With this picture in mind, the author then adds in the effects of atmospheric tides, shown in Figure 4 for the same configuration as the green line in Figure 3. Because the atmospheric tides act opposite to the gravitational tides, their inclusion introduces new equilibrium behaviors. In the green and blue lines in Figure 4, the atmospheric tides drive the moon to spiral outward, rather than turning in towards the planet as before (black line), with the effect being more pronounced as the efficiency of the atmospheric tidal force increases (increasing Q). This means that some moons may ultimately be unbound and escape the gravitational influence of their host planet!
Catch me if you can
While modeling this behavior is interesting, this does not solve the problem of observability. In some sense, an escaping moon makes the task of observability with conventional techniques even more challenging. However, today’s author takes the analysis one step further, modeling what happens to these moons after they become unbound. When a moon becomes unbound as in these scenarios, it transitions to an orbit around the host star with roughly the same semi-major axis as the old host planet, meaning that the two will likely meet again. Integrating the orbits of various different unbound moons, today’s author finds that such a reunion is often contentious and ultimately catastrophic—the ejected moons all ended up colliding with the original host planet!

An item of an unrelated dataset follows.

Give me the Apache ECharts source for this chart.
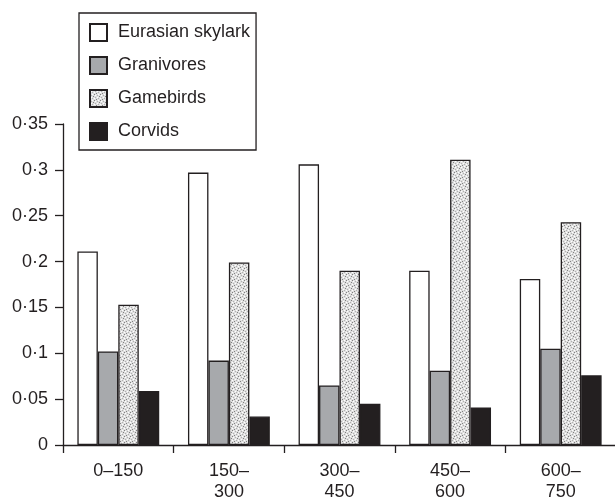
<!DOCTYPE html>
<html><head><meta charset="utf-8">
<script src="https://cdn.jsdelivr.net/npm/echarts@6/dist/echarts.min.js"></script>
<style>html,body{margin:0;padding:0;background:#fff}#c{width:615px;height:501px}</style>
</head><body><div id="c"></div>
<script>
const categories = ['0–150', '150–\n300', '300–\n450', '450–\n600', '600–\n750'];
const seriesNames = ['Eurasian skylark', 'Granivores', 'Gamebirds', 'Corvids'];
const skylark = [0.211, 0.297, 0.306, 0.190, 0.181];
const granivores = [0.102, 0.092, 0.065, 0.081, 0.105];
const gamebirds = [0.153, 0.199, 0.190, 0.311, 0.243];
const corvids = [0.059, 0.031, 0.045, 0.041, 0.076];
const yTicks = { min: 0, max: 0.35, interval: 0.05 };

function makePattern() {
  const c = document.createElement('canvas');
  c.width = 6; c.height = 6;
  const g = c.getContext('2d');
  g.fillStyle = '#e0e0e0'; g.fillRect(0, 0, 6, 6);
  g.fillStyle = '#ffffff';
  g.fillRect(1, 1, 1, 1); g.fillRect(4, 2, 1, 1); g.fillRect(2, 4, 1, 1); g.fillRect(5, 5, 1, 1);
  g.fillStyle = '#808080';
  g.fillRect(0, 3, 1, 1); g.fillRect(3, 0, 1, 1); g.fillRect(4, 4, 1, 1);
  g.fillStyle = '#b0b0b0';
  g.fillRect(2, 2, 1, 1); g.fillRect(5, 1, 1, 1); g.fillRect(1, 5, 1, 1);
  return c;
}
const ink = '#231f20';
const fills = ['#ffffff', '#a7a9ac', { image: makePattern(), repeat: 'repeat' }, '#231f20'];
const data = [skylark, granivores, gamebirds, corvids];
const font = 'Liberation Sans, Arial, Helvetica, sans-serif';

const chart = echarts.init(document.getElementById('c'), null, { renderer: 'canvas' });
chart.setOption({
  animation: false,
  backgroundColor: '#ffffff',
  textStyle: { fontFamily: font, color: ink },
  grid: { left: 63, top: 124, width: 553, height: 321, containLabel: false, outerBoundsMode: 'none' },
  legend: {
    show: true, orient: 'vertical', left: 79, top: 13,
    padding: [10, 6, 9, 10], itemGap: 14, itemWidth: 17, itemHeight: 17,
    icon: 'rect',
    borderColor: ink, borderWidth: 1.3,
    data: seriesNames,
    textStyle: { fontSize: 18, lineHeight: 17, color: ink, fontFamily: font, padding: [0, 0, 0, 6] }
  },
  xAxis: {
    type: 'category', data: categories, boundaryGap: true,
    axisLine: { lineStyle: { color: ink, width: 1.3 } },
    axisTick: { show: true, length: 8, lineStyle: { color: ink, width: 1.3 } },
    axisLabel: { fontSize: 18, color: ink, margin: 16, lineHeight: 21, fontFamily: font },
    splitLine: { show: false }
  },
  yAxis: {
    type: 'value', min: yTicks.min, max: yTicks.max, interval: yTicks.interval,
    axisLine: { show: true, lineStyle: { color: ink, width: 1.3 } },
    axisTick: { show: true, length: 8, lineStyle: { color: ink, width: 1.3 } },
    axisLabel: { fontSize: 18, color: ink, margin: 15, fontFamily: font,
      formatter: v => String(+v.toFixed(2)).replace('.', '·') },
    splitLine: { show: false }
  },
  series: seriesNames.map((n, i) => ({
    name: n, type: 'bar', data: data[i],
    barGap: '0%', barCategoryGap: '26%',
    itemStyle: { color: fills[i], borderColor: ink, borderWidth: 1.3 }
  }))
});
</script></body></html>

These collisions will likely produce debris, which then quickly becomes dust that works to absorb and reprocess starlight at redder wavelengths. This is usually termed an infrared excess and is common in young planetary systems, when there is lots of dust and collisions. However, as the stars age, such excesses are much rarer and indicate the presence of some other collisional, dust-producing process. Therefore, observing an infrared excess around an older star could be a signature of such a scenario: a terrestrial planet moon evolves to become gravitationally unbound but eventually collides with the host planet, producing a cloud of dust at later times in the star’s life!